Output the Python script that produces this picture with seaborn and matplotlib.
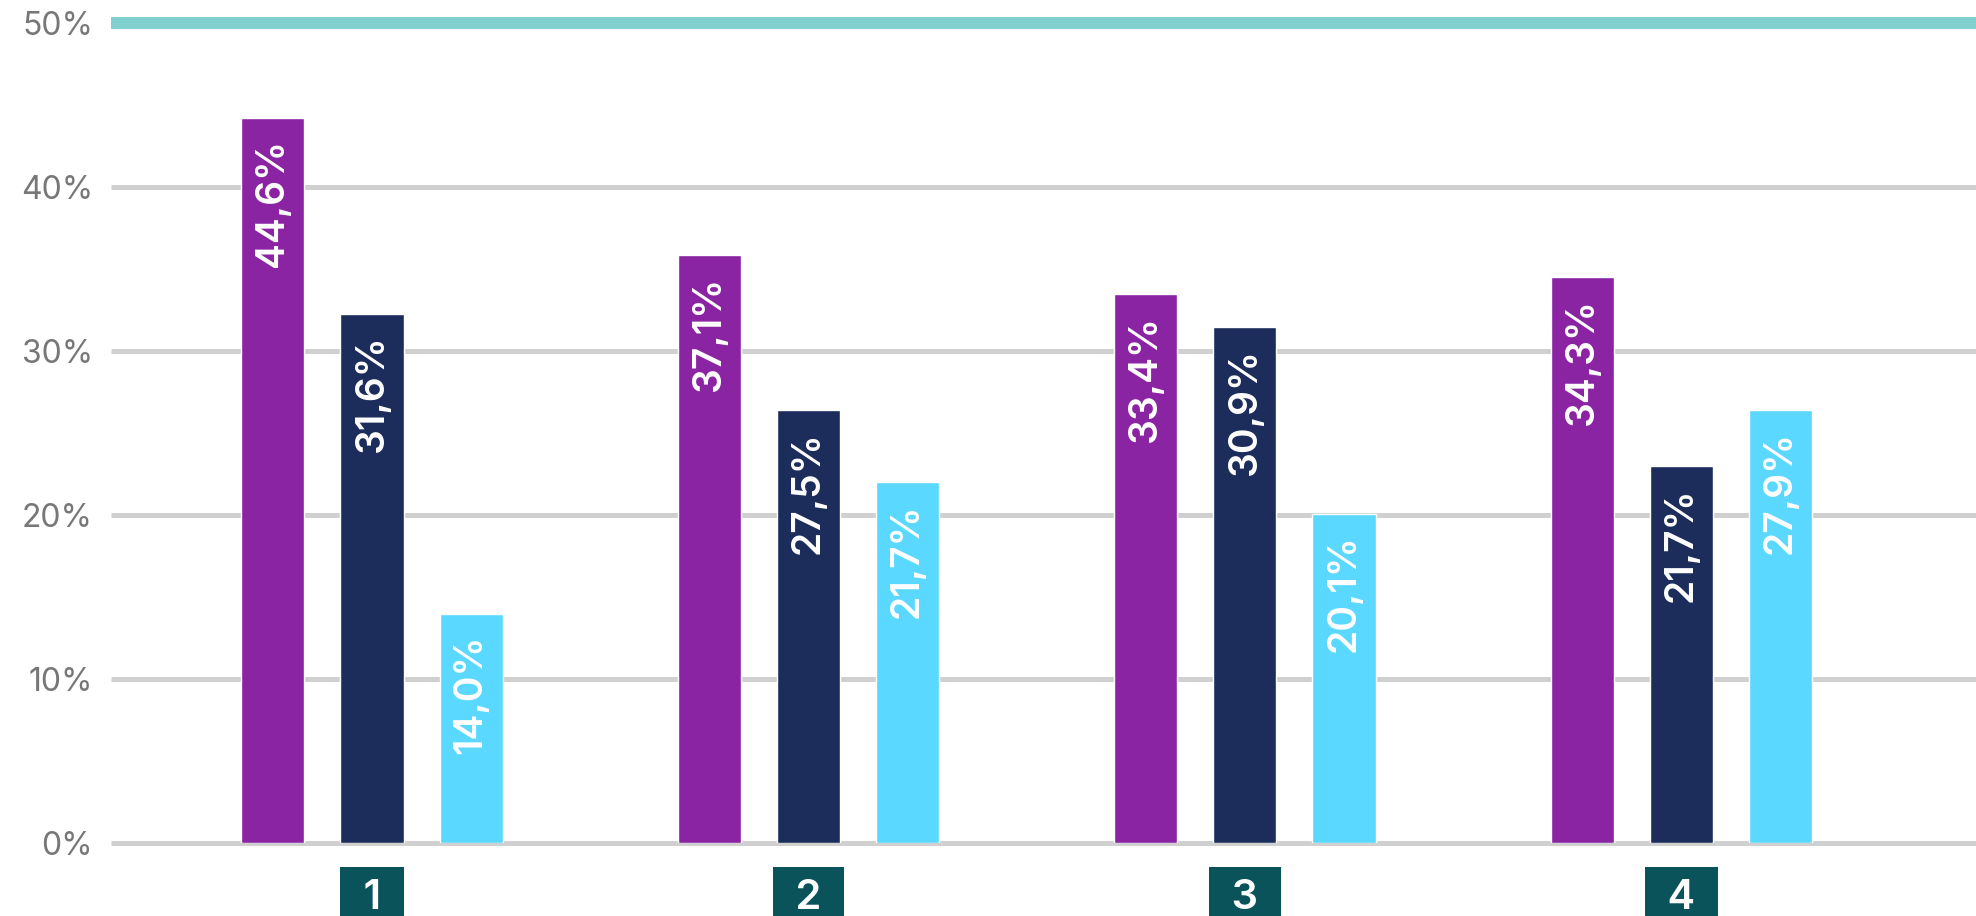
import pandas as pd
import seaborn as sns
import matplotlib.pyplot as plt

# valores
grupos = ['1', '2', '3', '4']
series = ['serie_a', 'serie_b', 'serie_c']
cores = ['#8a24a3', '#1c2d5b', '#5ad8ff']

# altura das barras (como desenhadas)
altura_a = [44.2, 35.9, 33.5, 34.5]
altura_b = [32.3, 26.4, 31.5, 23.0]
altura_c = [14.0, 22.0, 20.1, 26.4]

# rotulos escritos nas barras
rotulos_a = ['44,6%', '37,1%', '33,4%', '34,3%']
rotulos_b = ['31,6%', '27,5%', '30,9%', '21,7%']
rotulos_c = ['14,0%', '21,7%', '20,1%', '27,9%']

ticks_y = [0, 10, 20, 30, 40, 50]

# monta o dataframe longo
df = pd.DataFrame({
    'grupo': grupos * 3,
    'serie': [s for s in series for _ in grupos],
    'valor': altura_a + altura_b + altura_c,
})
rotulos = [rotulos_a, rotulos_b, rotulos_c]

sns.set_theme(style='white')
plt.rcParams['font.family'] = ['Inter', 'DejaVu Sans']

fig = plt.figure(figsize=(19.76, 9.16), dpi=100)
ax = fig.add_axes([111 / 1976, 0.0794, 1865 / 1976, 0.8952])

sns.barplot(data=df, x='grupo', y='valor', hue='serie', order=grupos,
            hue_order=series, palette=cores, saturation=1, width=0.681,
            gap=0.364, legend=False, ax=ax, zorder=2)

ax.set_xlim(-0.598, 3.675)
ax.set_ylim(0, 50)

# linhas de grade (a de 50% em verde-agua)
for t in ticks_y:
    if t == ticks_y[-1]:
        ax.axhline(t, color='#80d0d0', lw=8.6, zorder=0, clip_on=False,
                   solid_capstyle='butt')
    else:
        ax.axhline(t, color='#d0d0d0', lw=3.6, zorder=0, clip_on=False,
                   solid_capstyle='butt')

# rotulos verticais dentro das barras
for container, labs in zip(ax.containers, rotulos):
    for barra, lab in zip(container, labs):
        ax.annotate(lab, (barra.get_x() + barra.get_width() / 2, barra.get_height()),
                    xytext=(0, -15), textcoords='offset points', rotation=90,
                    ha='center', va='top', color='white', fontsize=28,
                    fontweight='semibold', zorder=3)

ax.set_yticks(ticks_y)
ax.set_yticklabels([f'{t}%' for t in ticks_y])
ax.tick_params(axis='y', length=0, pad=13, labelsize=23, labelcolor='#777777')

ax.set_xticks(range(len(grupos)))
ax.set_xticklabels([f' {g} ' for g in grupos])
ax.tick_params(axis='x', length=0, pad=26, labelsize=30, labelcolor='white')
for lbl in ax.get_xticklabels():
    lbl.set_fontweight('semibold')
    lbl.set_bbox(dict(boxstyle='square,pad=0.3', fc='#0a535a', ec='none'))

ax.set_xlabel('')
ax.set_ylabel('')
sns.despine(ax=ax, left=True, bottom=True)

fig.savefig('out.png', dpi=100)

◆ THE PROBLEM:
Take the data above and repeat it exactly, leaving each picture out.

◆ CORRECT ANSWER:
Output the Python script that produces this picture with seaborn and matplotlib.
import pandas as pd
import seaborn as sns
import matplotlib.pyplot as plt

# valores
grupos = ['1', '2', '3', '4']
series = ['serie_a', 'serie_b', 'serie_c']
cores = ['#8a24a3', '#1c2d5b', '#5ad8ff']

# altura das barras (como desenhadas)
altura_a = [44.2, 35.9, 33.5, 34.5]
altura_b = [32.3, 26.4, 31.5, 23.0]
altura_c = [14.0, 22.0, 20.1, 26.4]

# rotulos escritos nas barras
rotulos_a = ['44,6%', '37,1%', '33,4%', '34,3%']
rotulos_b = ['31,6%', '27,5%', '30,9%', '21,7%']
rotulos_c = ['14,0%', '21,7%', '20,1%', '27,9%']

ticks_y = [0, 10, 20, 30, 40, 50]

# monta o dataframe longo
df = pd.DataFrame({
    'grupo': grupos * 3,
    'serie': [s for s in series for _ in grupos],
    'valor': altura_a + altura_b + altura_c,
})
rotulos = [rotulos_a, rotulos_b, rotulos_c]

sns.set_theme(style='white')
plt.rcParams['font.family'] = ['Inter', 'DejaVu Sans']

fig = plt.figure(figsize=(19.76, 9.16), dpi=100)
ax = fig.add_axes([111 / 1976, 0.0794, 1865 / 1976, 0.8952])

sns.barplot(data=df, x='grupo', y='valor', hue='serie', order=grupos,
            hue_order=series, palette=cores, saturation=1, width=0.681,
            gap=0.364, legend=False, ax=ax, zorder=2)

ax.set_xlim(-0.598, 3.675)
ax.set_ylim(0, 50)

# linhas de grade (a de 50% em verde-agua)
for t in ticks_y:
    if t == ticks_y[-1]:
        ax.axhline(t, color='#80d0d0', lw=8.6, zorder=0, clip_on=False,
                   solid_capstyle='butt')
    else:
        ax.axhline(t, color='#d0d0d0', lw=3.6, zorder=0, clip_on=False,
                   solid_capstyle='butt')

# rotulos verticais dentro das barras
for container, labs in zip(ax.containers, rotulos):
    for barra, lab in zip(container, labs):
        ax.annotate(lab, (barra.get_x() + barra.get_width() / 2, barra.get_height()),
                    xytext=(0, -15), textcoords='offset points', rotation=90,
                    ha='center', va='top', color='white', fontsize=28,
                    fontweight='semibold', zorder=3)

ax.set_yticks(ticks_y)
ax.set_yticklabels([f'{t}%' for t in ticks_y])
ax.tick_params(axis='y', length=0, pad=13, labelsize=23, labelcolor='#777777')

ax.set_xticks(range(len(grupos)))
ax.set_xticklabels([f' {g} ' for g in grupos])
ax.tick_params(axis='x', length=0, pad=26, labelsize=30, labelcolor='white')
for lbl in ax.get_xticklabels():
    lbl.set_fontweight('semibold')
    lbl.set_bbox(dict(boxstyle='square,pad=0.3', fc='#0a535a', ec='none'))

ax.set_xlabel('')
ax.set_ylabel('')
sns.despine(ax=ax, left=True, bottom=True)

fig.savefig('out.png', dpi=100)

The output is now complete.